Treatment for Strawberry Rootworm

  • Use a biological control PFR-97 20% WDG, a microbial insecticide containing fungus that will eat on strawberry rootworm and other pests.
  • Alternatively, use appropriate insecticides to treat strawberry rootworms. Use the manufacturer’s guidelines before applying.

Preventive Measures

  • Start with pruning weeds and grass around the garden to increase sunlight and reduce humidity. The rootworm is more prevalent in humid conditions.
  • Allow the ground and mulch surface to dry before rinsing. Treat problem areas where water puddles are slow to dry out.
  • Pre-plant cooling or vernalization method of production may help prevent rootworm infestation by keeping the garden cool (32° – 33° F) at all times.

Additional Info

Some rarely seen yet prevalent strawberry pests include Eastern Flower Thrips, cockroaches, and ants.

Especially, cockroaches and ants eat deep into strawberries, leaving a cavity.

Flower thrips would feed on both leaves and fruits, leaving brown and withered stigma and anthers,

  • You can easily remove roaches and ants by sprinkling diatomaceous earth around your strawberries to repel the pests.
  • Alternatively, welcoming biological control like pest-eating birds will also help control these pest populations.
  • Consider using a yellow sticky strap as bait or pyrethrin spray to repel the pests for flower thrips.

9. Small Birds

Not only pests but also birds love feasting on strawberries that may significantly reduce your yield.

Small birds like Robin, Crows, Blue Jays, Finches, and Orioles are the major predatory birds that primarily feast on ripe strawberries.

Robin
Robin is a common bird that feasts on strawberries (Source: Pexels.com)

From picking the whole fruit to nibbling on them, birds can damage a large amount of fruit in a short time.

You would mostly see these birds invading your garden in summer when the fruit is ripe.

However, applying a deterrent does not mean killing or injuring the birds. Several physical deterrents work well without harming the birds.

How to Deter Small Birds

  • Cover the bushes with 1-inch hole chicken wire to deter the birds.
  • Using mesh or butterfly netting over the bushes may also work with deterring the birds.
  • As a temporary solution, install fake snakes and predator toys in the garden to scare away the birds.
  • Installing a scarecrow to scare away the birds may also work.

10. Furry Animals

You may also find small furry animals in your garden that steal away your yields and damage the bushes.

The burrowing animals like squirrels, raccoons, and rabbits are excellent climbers that will climb the trays to reach the plants.

raccoon
Raccoon is a prevalent furry animal in the Strawberry field (Source: Pexels.com)

Once close to the plant, they will eat away the young and ripe fruits, leaving only debris.

You should start with physical control methods to aver them before they become a severe threat.

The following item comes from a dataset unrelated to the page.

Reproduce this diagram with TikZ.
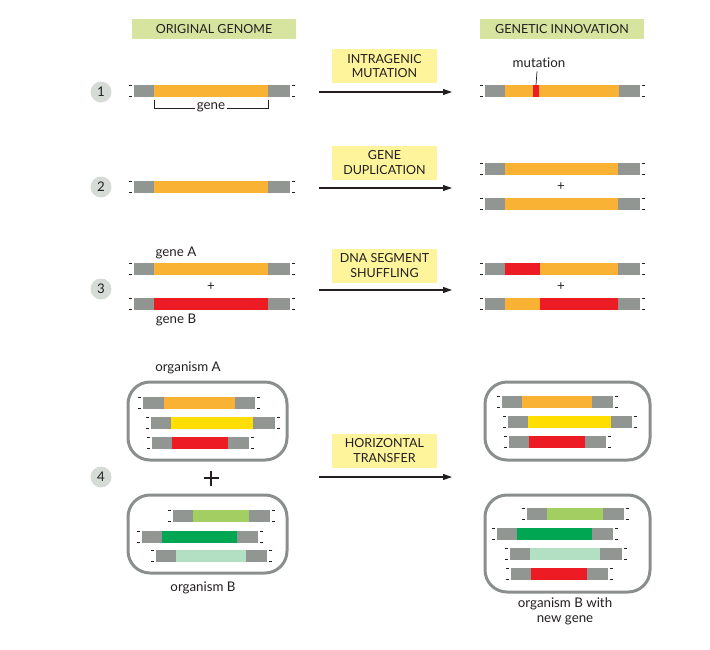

How to Deter Furry Animals

  • Install a chicken wire fence at least 30 inches high, buried 6 inches deep, to repel the small animals like raccoons and rabbits without harming them.
  • Alternatively, you can apply the small animal repellant spray to keep them away to some extent.

Quick Tip: Consider placing blood meal, feather meal, human hair, and commercial deer repellants near the plant to deter big animals like deer.

Conclusion

Different pests will eventually invade your garden when you are trying to grow a fruit-bearing plant-like strawberry.

However, you can easily avoid this common annoyance by taking proper precautions and improving the growing conditions.

The deterrent methods may also work well to keep the small animals and birds at bay.

If nothing seems to work, you can always use the appropriate chemical, organic, or biological treatments mentioned above in this guide.